The developed binary energy system can reach the electrical efficiency of 50% under the conditions considered in the research. The indicated value correlates with the results obtained by other researchers in similar works. In order to obtain high efficiency of power generation in an ORC, the properties of the low-boiling medium should match the thermobaric conditions of the technological process. Another important issue is the quality of the generated power. The hydrocarbon gases and refrigerants are quite different power sources, as are the corresponding gas and steam power generators. In order to synchronize the operational parameters, correct power electronics should be used in the system.

4.1. Results of Simulation in Aspen HYSYS

The model constructed in Aspen HYSYS confirms the efficient operation of the developed energy system design. Higher efficiency of the power units is achieved if the selected low-boiling medium corresponds to the operational conditions of the technological process.
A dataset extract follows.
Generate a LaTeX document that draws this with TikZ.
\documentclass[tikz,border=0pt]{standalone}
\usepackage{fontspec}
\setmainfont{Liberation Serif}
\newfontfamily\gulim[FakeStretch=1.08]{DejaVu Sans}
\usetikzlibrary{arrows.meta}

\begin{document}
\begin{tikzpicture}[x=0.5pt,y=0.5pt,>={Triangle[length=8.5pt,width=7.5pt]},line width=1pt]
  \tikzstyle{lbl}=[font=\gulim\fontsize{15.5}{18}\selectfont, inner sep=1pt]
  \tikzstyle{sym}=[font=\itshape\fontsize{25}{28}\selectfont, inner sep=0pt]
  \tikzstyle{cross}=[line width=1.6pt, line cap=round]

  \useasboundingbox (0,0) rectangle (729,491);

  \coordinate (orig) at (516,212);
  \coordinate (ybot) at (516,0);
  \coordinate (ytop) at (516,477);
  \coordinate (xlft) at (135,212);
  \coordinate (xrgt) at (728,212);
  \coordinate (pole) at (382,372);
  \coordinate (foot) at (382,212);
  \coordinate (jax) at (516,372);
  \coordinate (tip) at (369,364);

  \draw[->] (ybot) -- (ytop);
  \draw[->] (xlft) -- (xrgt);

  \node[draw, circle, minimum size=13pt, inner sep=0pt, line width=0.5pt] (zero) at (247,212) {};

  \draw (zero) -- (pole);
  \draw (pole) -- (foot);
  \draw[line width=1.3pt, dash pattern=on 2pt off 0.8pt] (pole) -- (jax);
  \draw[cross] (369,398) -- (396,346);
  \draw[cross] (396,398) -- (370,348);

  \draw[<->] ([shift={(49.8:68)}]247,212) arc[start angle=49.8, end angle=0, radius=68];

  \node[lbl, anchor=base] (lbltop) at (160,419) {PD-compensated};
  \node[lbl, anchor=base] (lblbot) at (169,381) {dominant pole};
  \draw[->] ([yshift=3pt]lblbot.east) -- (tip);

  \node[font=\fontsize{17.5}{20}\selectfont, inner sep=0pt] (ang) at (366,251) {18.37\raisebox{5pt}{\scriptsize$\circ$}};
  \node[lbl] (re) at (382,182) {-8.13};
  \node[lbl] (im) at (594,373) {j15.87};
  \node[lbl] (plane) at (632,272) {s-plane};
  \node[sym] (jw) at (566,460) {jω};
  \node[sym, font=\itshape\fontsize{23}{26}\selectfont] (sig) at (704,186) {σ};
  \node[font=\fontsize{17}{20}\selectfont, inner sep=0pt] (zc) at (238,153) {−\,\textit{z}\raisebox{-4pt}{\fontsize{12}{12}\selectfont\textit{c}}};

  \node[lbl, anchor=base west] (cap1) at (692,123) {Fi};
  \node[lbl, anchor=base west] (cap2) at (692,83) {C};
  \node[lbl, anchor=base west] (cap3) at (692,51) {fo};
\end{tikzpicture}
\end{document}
The considered power ratings of 60 kW for the MPU and approximately 12 kW for the APU (14.5 kW of power at the shaft of the generator with mechanical and electrical losses) coincide with the power range of the micro-power units. In addition, other low-boiling media can be selected under various thermobaric conditions.
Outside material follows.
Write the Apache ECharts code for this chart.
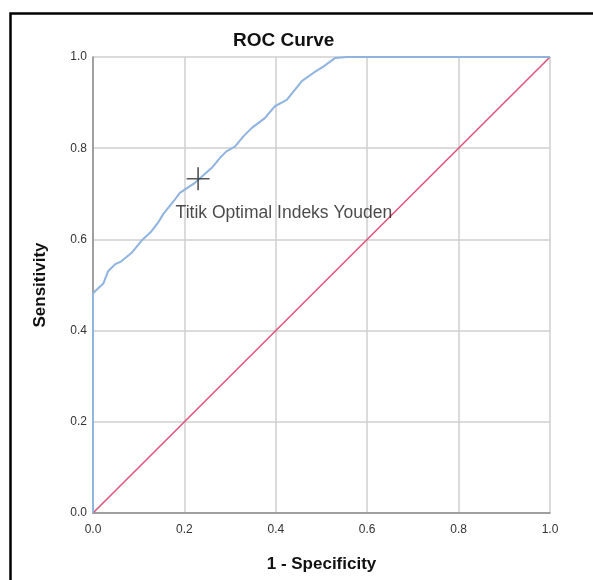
<!DOCTYPE html>
<html>
<head>
<meta charset="utf-8">
<title>ROC Curve</title>
<script src="https://cdn.jsdelivr.net/npm/echarts@6/dist/echarts.min.js"></script>
<style>
  html, body { margin: 0; padding: 0; background: #fff; }
  #chart { width: 593px; height: 580px; }
</style>
</head>
<body>
<div id="chart"></div>
<script>
// 数据：ROC 曲线（1 - 特异度, 灵敏度）
var fpr = [0, 0, 0.023, 0.033, 0.048, 0.062, 0.084, 0.106, 0.128, 0.142, 0.154, 0.179, 0.190, 0.223, 0.260, 0.278, 0.292, 0.311, 0.329, 0.347, 0.376, 0.398, 0.424, 0.457, 0.482, 0.504, 0.530, 0.555, 1.0];
var tpr = [0, 0.482, 0.504, 0.530, 0.545, 0.552, 0.570, 0.597, 0.618, 0.636, 0.656, 0.687, 0.702, 0.724, 0.757, 0.779, 0.793, 0.804, 0.826, 0.844, 0.866, 0.892, 0.906, 0.947, 0.965, 0.979, 0.998, 1.0, 1.0];
// 参考线
var refX = [0, 1];
var refY = [0, 1];
// Youden 最优点
var youdenPoint = [0.230, 0.733];
var youdenLabel = 'Titik Optimal Indeks Youden';
var tickLabels = ['0.0', '0.2', '0.4', '0.6', '0.8', '1.0'];

var chart = echarts.init(document.getElementById('chart'));
var font = 'Liberation Sans, Arial, sans-serif';

function pairs(xs, ys) {
  return xs.map(function (x, i) { return [x, ys[i]]; });
}
function fmt(v) {
  return tickLabels[Math.round(v / 0.2)] || v.toFixed(1);
}

var option = {
  backgroundColor: '#ffffff',
  animation: false,
  title: {
    text: 'ROC Curve',
    left: 233,
    top: 31,
    padding: 0,
    textStyle: { fontFamily: font, fontSize: 19, fontWeight: 'bold', color: '#111' }
  },
  grid: { left: 93, right: 43, top: 57, bottom: 67 },
  xAxis: {
    type: 'value',
    min: 0, max: 1, interval: 0.2,
    name: '1 - Specificity',
    nameLocation: 'middle',
    nameGap: 43,
    nameTextStyle: { fontFamily: font, fontSize: 17, fontWeight: 'bold', color: '#111' },
    axisLine: { show: true, lineStyle: { color: '#8c8c8c', width: 1.5 } },
    axisTick: { show: false },
    axisLabel: { fontFamily: font, fontSize: 12, color: '#333', margin: 11, formatter: fmt },
    splitLine: { show: true, lineStyle: { color: '#cfcfcf', width: 1.5 } }
  },
  yAxis: {
    type: 'value',
    min: 0, max: 1, interval: 0.2,
    name: 'Sensitivity',
    nameLocation: 'middle',
    nameGap: 44,
    nameTextStyle: { fontFamily: font, fontSize: 17, fontWeight: 'bold', color: '#111' },
    axisLine: { show: true, lineStyle: { color: '#8c8c8c', width: 1.5 } },
    axisTick: { show: false },
    axisLabel: { fontFamily: font, fontSize: 12, color: '#333', margin: 6, padding: [10, 0, 0, 0], formatter: fmt },
    splitLine: { show: true, lineStyle: { color: '#cfcfcf', width: 1.5 } }
  },
  series: [
    {
      name: 'Reference',
      type: 'line',
      data: pairs(refX, refY),
      symbol: 'none',
      lineStyle: { color: '#e0567c', width: 1.6 },
      z: 3
    },
    {
      name: 'ROC',
      type: 'line',
      data: pairs(fpr, tpr),
      symbol: 'none',
      lineStyle: { color: '#8fb4e0', width: 2 },
      z: 4
    },
    {
      name: 'Youden',
      type: 'scatter',
      data: [youdenPoint],
      symbol: 'path://M0,9.3h20v1.4h-20z M9.3,0h1.4v20h-1.4z',
      symbolSize: 23,
      itemStyle: { color: '#2a2a2a' },
      label: {
        show: true,
        formatter: youdenLabel,
        position: [-11, 37],
        align: 'left',
        verticalAlign: 'top',
        fontFamily: font,
        fontSize: 17.5,
        color: '#1a1a1a'
      },
      z: 5
    }
  ],
  graphic: [
    {
      type: 'rect',
      left: 8, top: 11,
      shape: { width: 600, height: 600 },
      style: { fill: 'none', stroke: '#000', lineWidth: 2.5 },
      silent: true
    }
  ]
};

chart.setOption(option);
window.onresize = function () { chart.resize(); };
</script>
</body>
</html>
4.2. Results of Simulation in MATLAB Simulink

The model constructed in MATLAB Simulink confirms the efficient operation of the electrical part of the binary energy system. The major issue of the micro-gas and steam power units is their different operational characteristics. Due to significant differences in the rotational frequency of the shafts in the power units, their synchronization is a complex process. Simulation of the functioning of the power electronics in the structure of the binary system shows reliable and efficient parallel operation of the power units. The presented oscillograms of the power, voltage, and current during connection and disconnection of the load to/from the MPU and APU illustrate the quality and stable parameters of the electrical energy in the power grid.

5. Conclusions

The efficiency of the developed energy system reaches 50%. Although large-scaled combined power systems can achieve higher efficiency, their application is not always possible in remote conditions. The simulation performed in MATLAB Simulink and Aspen HYSYS showed that the developed energy system can be efficiently used for the standalone power supply of various consumers with power demand of several hundred kilowatts. The gaseous fuel for the system may be natural gas, LNG, biogas, petroleum gas, etc.
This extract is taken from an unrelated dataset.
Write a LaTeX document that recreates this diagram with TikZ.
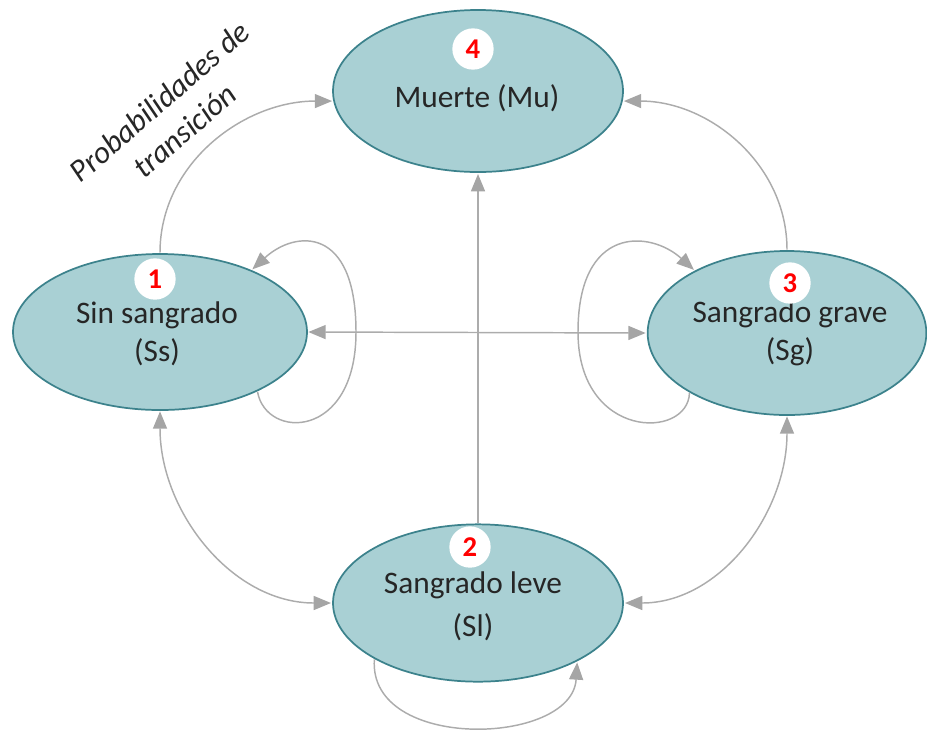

The analysis of the use of different working cycles for micro-turbine units in modern power systems was carried out. The operational parameters of micro-gas turbine and micro-steam turbine units in a binary cycle were studied, taking into account the energy efficiency of low-boiling medium application.

Modeling of operational modes of binary energy units was carried out with regard to the identified energy-efficiency parameters of various analyzed low-boiling media to calculate the material and energy balance of the processes. For this purpose, general models of the considered energy processes and technological circuits were created.

There are several prospects for further research. If the gas turbine unit fueled by LNG is used, additional energy can be obtained by selecting a low-boiling medium, which will be condensed in the process of the cooling of the liquefied natural gas during regasification. In addition, according to investigations of the Allam cycle, CO₂ in a supercritical state can be used as a low-boiling fluid, which will increase the efficiency of the process when using liquefied natural gas as an energy source. Further investigations will consider the application of the R744 refrigerant in the developed binary system to increase the environmental safety of the power generation with hydrocarbon gas as an energy source.